◆ **Goal**
Extract the whole listing as it stands. Do not include the pictures.

◆ **Available data**
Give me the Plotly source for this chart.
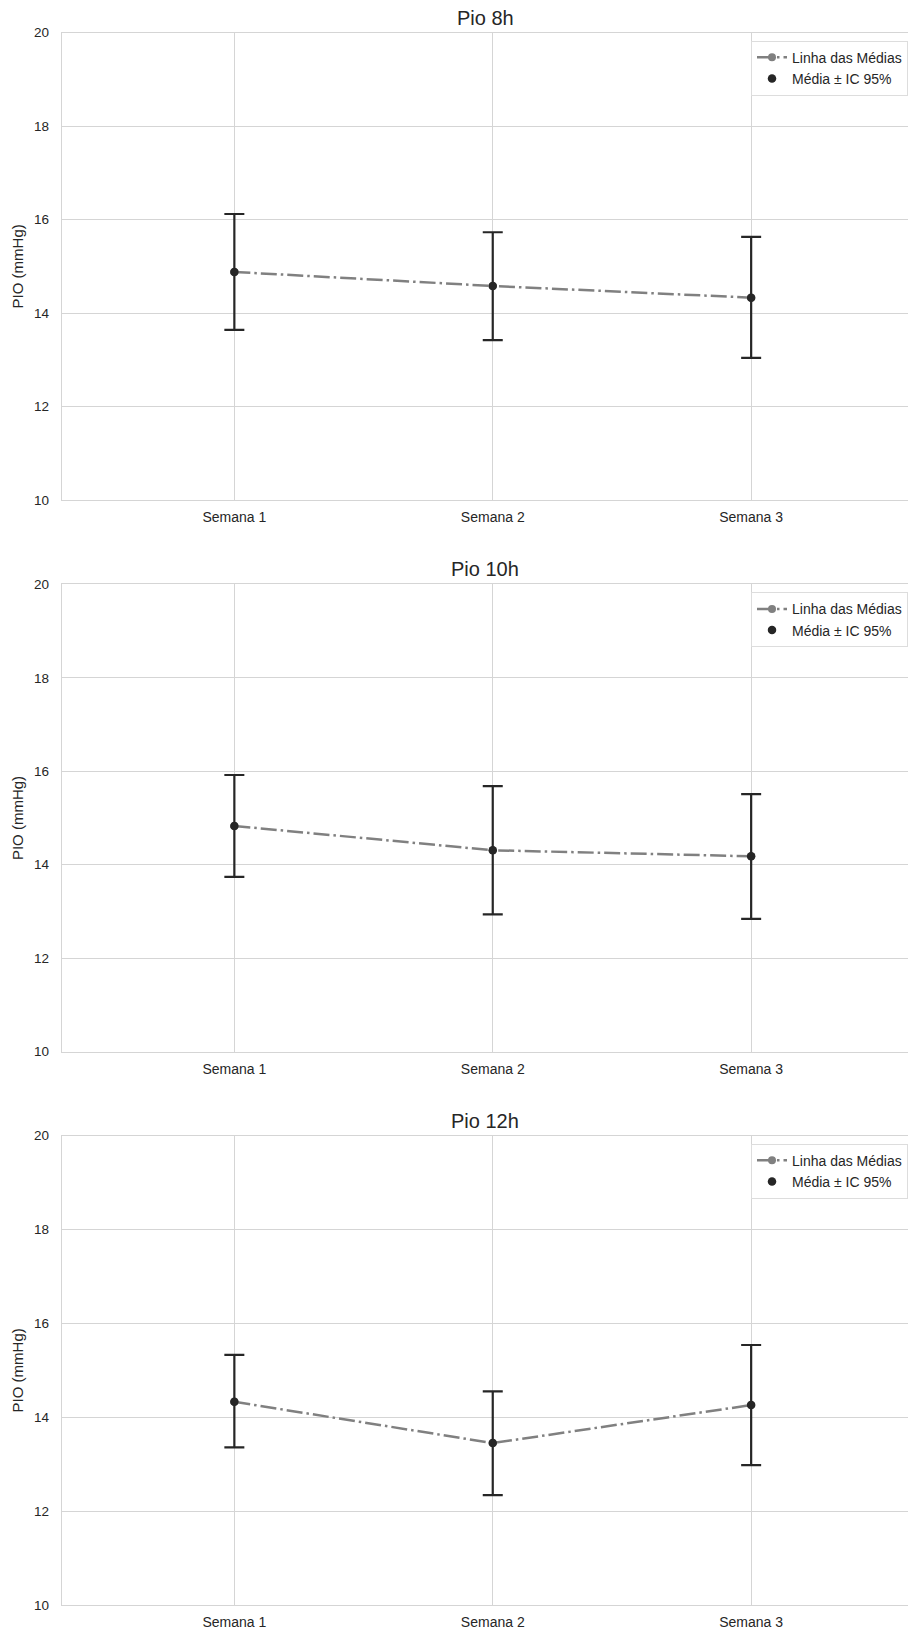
import plotly.graph_objects as go

categories = ["Semana 1", "Semana 2", "Semana 3"]
panel_titles = ["Pio 8h", "Pio 10h", "Pio 12h"]

means_8h = [14.88, 14.58, 14.33]
upper_8h = [16.12, 15.73, 15.63]
lower_8h = [13.64, 13.42, 13.04]

means_10h = [14.83, 14.31, 14.18]
upper_10h = [15.92, 15.68, 15.51]
lower_10h = [13.74, 12.94, 12.84]

means_12h = [14.33, 13.45, 14.26]
upper_12h = [15.33, 14.55, 15.54]
lower_12h = [13.36, 12.34, 12.98]

y_ticks = [10, 12, 14, 16, 18, 20]
y_label = "PIO (mmHg)"
line_name = "Linha das Médias"
err_name = "Média ± IC 95%"

# page body has an 8px margin; size the figure so it fits the window exactly
W, H = 900, 1632
tops = [24.7, 576.3, 1127.7]
bottoms = [492.0, 1043.7, 1597.0]

panels = [
    (means_8h, upper_8h, lower_8h),
    (means_10h, upper_10h, lower_10h),
    (means_12h, upper_12h, lower_12h),
]

TXT = "#262626"
GRID = "#d5d5d5"
FONT = "Liberation Sans, Arial, sans-serif"

fig = go.Figure()
layout_updates = {}
annotations = []

for i, (m, up, lo) in enumerate(panels):
    n = "" if i == 0 else str(i + 1)
    xa, ya = "x" + n, "y" + n
    leg = "legend" + n
    fig.add_trace(go.Scatter(
        x=categories, y=m, mode="lines+markers", name=line_name,
        line=dict(color="#808080", width=2.5, dash="16px,4px,2.5px,4px"),
        marker=dict(color="#808080", size=8),
        xaxis=xa, yaxis=ya, legend=leg, showlegend=True,
    ))
    fig.add_trace(go.Scatter(
        x=categories, y=m, mode="markers", name=err_name,
        marker=dict(color=TXT, size=8.5),
        error_y=dict(type="data", symmetric=False,
                     array=[u - v for u, v in zip(up, m)],
                     arrayminus=[v - l for v, l in zip(m, lo)],
                     color=TXT, thickness=2.2, width=10),
        xaxis=xa, yaxis=ya, legend=leg, showlegend=True,
    ))
    y0 = 1 - bottoms[i] / H
    y1 = 1 - tops[i] / H
    layout_updates["xaxis" + n] = dict(
        domain=[0, 1], anchor=ya, type="category",
        range=[-0.667, 2.607], automargin=False,
        showgrid=True, gridcolor=GRID, gridwidth=1,
        showline=True, mirror=True, linecolor=GRID, linewidth=1.3,
        ticks="outside", ticklen=4, tickcolor="rgba(0,0,0,0)",
        tickfont=dict(size=14, color=TXT, family=FONT),
        zeroline=False,
    )
    layout_updates["yaxis" + n] = dict(
        domain=[y0, y1], anchor=xa, automargin=False,
        range=[10, 20], tickvals=y_ticks,
        showgrid=True, gridcolor=GRID, gridwidth=1,
        showline=True, mirror=True, linecolor=GRID, linewidth=1.3,
        ticks="outside", ticklen=9, tickcolor="rgba(0,0,0,0)",
        tickfont=dict(size=13.5, color=TXT, family=FONT),
        title=dict(text=y_label, font=dict(size=15, color=TXT, family=FONT), standoff=6),
        zeroline=False,
    )
    layout_updates[leg] = dict(
        x=1.0, xanchor="right", y=1 - (tops[i] + 8) / H, yanchor="top",
        bgcolor="rgba(255,255,255,0.85)", bordercolor="#dddddd", borderwidth=1,
        font=dict(size=14, color=TXT, family=FONT), traceorder="normal",
        tracegroupgap=0,
    )
    annotations.append(dict(
        text=panel_titles[i], xref="paper", yref="paper",
        x=0.5, y=1 - (tops[i] - 15) / H, xanchor="center", yanchor="middle",
        showarrow=False, font=dict(size=20, color=TXT, family=FONT),
    ))

fig.update_layout(
    width=W, height=H,
    margin=dict(l=54, r=0, t=0, b=0, autoexpand=False),
    paper_bgcolor="white", plot_bgcolor="white",
    font=dict(family=FONT, color=TXT),
    annotations=annotations,
    **layout_updates,
)

fig.write_html("out.html")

◆ **Exercise result**
Give me the Plotly source for this chart.
import plotly.graph_objects as go

categories = ["Semana 1", "Semana 2", "Semana 3"]
panel_titles = ["Pio 8h", "Pio 10h", "Pio 12h"]

means_8h = [14.88, 14.58, 14.33]
upper_8h = [16.12, 15.73, 15.63]
lower_8h = [13.64, 13.42, 13.04]

means_10h = [14.83, 14.31, 14.18]
upper_10h = [15.92, 15.68, 15.51]
lower_10h = [13.74, 12.94, 12.84]

means_12h = [14.33, 13.45, 14.26]
upper_12h = [15.33, 14.55, 15.54]
lower_12h = [13.36, 12.34, 12.98]

y_ticks = [10, 12, 14, 16, 18, 20]
y_label = "PIO (mmHg)"
line_name = "Linha das Médias"
err_name = "Média ± IC 95%"

# page body has an 8px margin; size the figure so it fits the window exactly
W, H = 900, 1632
tops = [24.7, 576.3, 1127.7]
bottoms = [492.0, 1043.7, 1597.0]

panels = [
    (means_8h, upper_8h, lower_8h),
    (means_10h, upper_10h, lower_10h),
    (means_12h, upper_12h, lower_12h),
]

TXT = "#262626"
GRID = "#d5d5d5"
FONT = "Liberation Sans, Arial, sans-serif"

fig = go.Figure()
layout_updates = {}
annotations = []

for i, (m, up, lo) in enumerate(panels):
    n = "" if i == 0 else str(i + 1)
    xa, ya = "x" + n, "y" + n
    leg = "legend" + n
    fig.add_trace(go.Scatter(
        x=categories, y=m, mode="lines+markers", name=line_name,
        line=dict(color="#808080", width=2.5, dash="16px,4px,2.5px,4px"),
        marker=dict(color="#808080", size=8),
        xaxis=xa, yaxis=ya, legend=leg, showlegend=True,
    ))
    fig.add_trace(go.Scatter(
        x=categories, y=m, mode="markers", name=err_name,
        marker=dict(color=TXT, size=8.5),
        error_y=dict(type="data", symmetric=False,
                     array=[u - v for u, v in zip(up, m)],
                     arrayminus=[v - l for v, l in zip(m, lo)],
                     color=TXT, thickness=2.2, width=10),
        xaxis=xa, yaxis=ya, legend=leg, showlegend=True,
    ))
    y0 = 1 - bottoms[i] / H
    y1 = 1 - tops[i] / H
    layout_updates["xaxis" + n] = dict(
        domain=[0, 1], anchor=ya, type="category",
        range=[-0.667, 2.607], automargin=False,
        showgrid=True, gridcolor=GRID, gridwidth=1,
        showline=True, mirror=True, linecolor=GRID, linewidth=1.3,
        ticks="outside", ticklen=4, tickcolor="rgba(0,0,0,0)",
        tickfont=dict(size=14, color=TXT, family=FONT),
        zeroline=False,
    )
    layout_updates["yaxis" + n] = dict(
        domain=[y0, y1], anchor=xa, automargin=False,
        range=[10, 20], tickvals=y_ticks,
        showgrid=True, gridcolor=GRID, gridwidth=1,
        showline=True, mirror=True, linecolor=GRID, linewidth=1.3,
        ticks="outside", ticklen=9, tickcolor="rgba(0,0,0,0)",
        tickfont=dict(size=13.5, color=TXT, family=FONT),
        title=dict(text=y_label, font=dict(size=15, color=TXT, family=FONT), standoff=6),
        zeroline=False,
    )
    layout_updates[leg] = dict(
        x=1.0, xanchor="right", y=1 - (tops[i] + 8) / H, yanchor="top",
        bgcolor="rgba(255,255,255,0.85)", bordercolor="#dddddd", borderwidth=1,
        font=dict(size=14, color=TXT, family=FONT), traceorder="normal",
        tracegroupgap=0,
    )
    annotations.append(dict(
        text=panel_titles[i], xref="paper", yref="paper",
        x=0.5, y=1 - (tops[i] - 15) / H, xanchor="center", yanchor="middle",
        showarrow=False, font=dict(size=20, color=TXT, family=FONT),
    ))

fig.update_layout(
    width=W, height=H,
    margin=dict(l=54, r=0, t=0, b=0, autoexpand=False),
    paper_bgcolor="white", plot_bgcolor="white",
    font=dict(family=FONT, color=TXT),
    annotations=annotations,
    **layout_updates,
)

fig.write_html("out.html")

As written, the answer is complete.